Nas muitas formas de budismo, a morte oferece uma oportunidade para os enlutados refletirem sobre a impermanência de todas as coisas. Enquanto no budismo tibetano existe a tradição do “enterro no céu”, em que o falecido é desmembrado e deixado aos elementos, na maioria das formas de budismo os mortos são geralmente cremados e, como no hinduísmo, o cadáver é considerado poluente de antemão.

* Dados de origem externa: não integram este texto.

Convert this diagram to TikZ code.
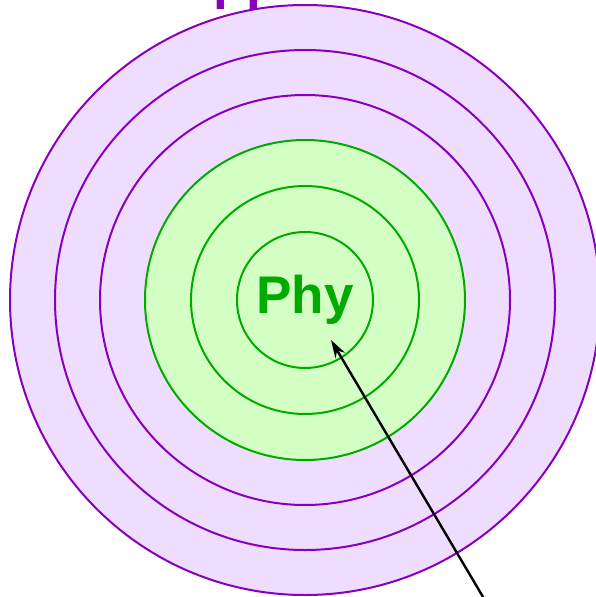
\documentclass[tikz,border=0pt]{standalone}
\usepackage{fontspec}
\setmainfont{Liberation Sans}
\usetikzlibrary{arrows.meta}
\definecolor{lPurple}{RGB}{136,0,190}
\definecolor{lLilac}{RGB}{238,221,255}
\definecolor{lGreen}{RGB}{0,170,0}
\definecolor{lMint}{RGB}{212,255,196}

\begin{document}
\begin{tikzpicture}[
  x=1pt, y=-1pt,
  layer/.style={circle, draw, line width=2pt, inner sep=0pt, minimum size=#1},
  outer/.style={layer=#1, draw=lPurple, fill=lLilac},
  inner/.style={layer=#1, draw=lGreen, fill=lMint},
  title/.style={font=\fontsize{53}{53}\selectfont\bfseries, anchor=base},
  arrow/.style={-{Stealth[length=18pt, width=11pt]}, line width=2.4pt, black}
]
  \useasboundingbox (0,0) rectangle (596,597);
  \coordinate (c) at (305,300);
  % layers, outermost first
  \foreach \r/\n in {295/l6, 250/l5, 205/l4}
    \node[outer=2*\r pt] (\n) at (c) {};
  \foreach \r/\n in {160/l3, 114/l2, 68/l1}
    \node[inner=2*\r pt] (\n) at (c) {};
  \node[title, text=lGreen] (phy) at (305,313) {Phy};
  \node[title, text=lPurple] (app) at (320,-1.5) {Application};
  \coordinate (tail) at (486,602);
  \coordinate (tip) at (331,340);
  \draw[arrow] (tail) -- (tip);
\end{tikzpicture}
\end{document}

Nas formas mais antigas de budismo no Nepal e no Tibete, entendia-se que a Lua era identificada com o deus Chandra, que anda numa carruagem. A Lua é também uma das nove divindades astrológicas cujo movimento fornece informações para avaliar o futuro individual e coletivo.

Perguntas difíceis

Em resposta à objeção dos Navajo de que o lançamento de cinzas na Lua era uma contaminação, o CEO da Celestis, a empresa que pagou pelas cápsulas contendo as cinzas, emitiu um comunicado sublinhando que o lançamento de contentores de cinzas humanas para a Lua é “a antítese da profanação”. … é uma celebração.”

No final, a questão era discutível. O Peregrine 1 nunca fez seu pouso suave na Lua devido a um mau funcionamento do motor, e sua carga foi destruída após entrar na atmosfera.

À medida que mais pessoas decidem enviar as suas cinzas para o espaço, porém, é inevitável surgirem conflitos religiosos. A principal preocupação, e não apenas para a Nação Navajo, será como respeitar todas as tradições religiosas à medida que os humanos exploram e comercializam a Lua. Ainda hoje continua sendo um problema aqui na Terra.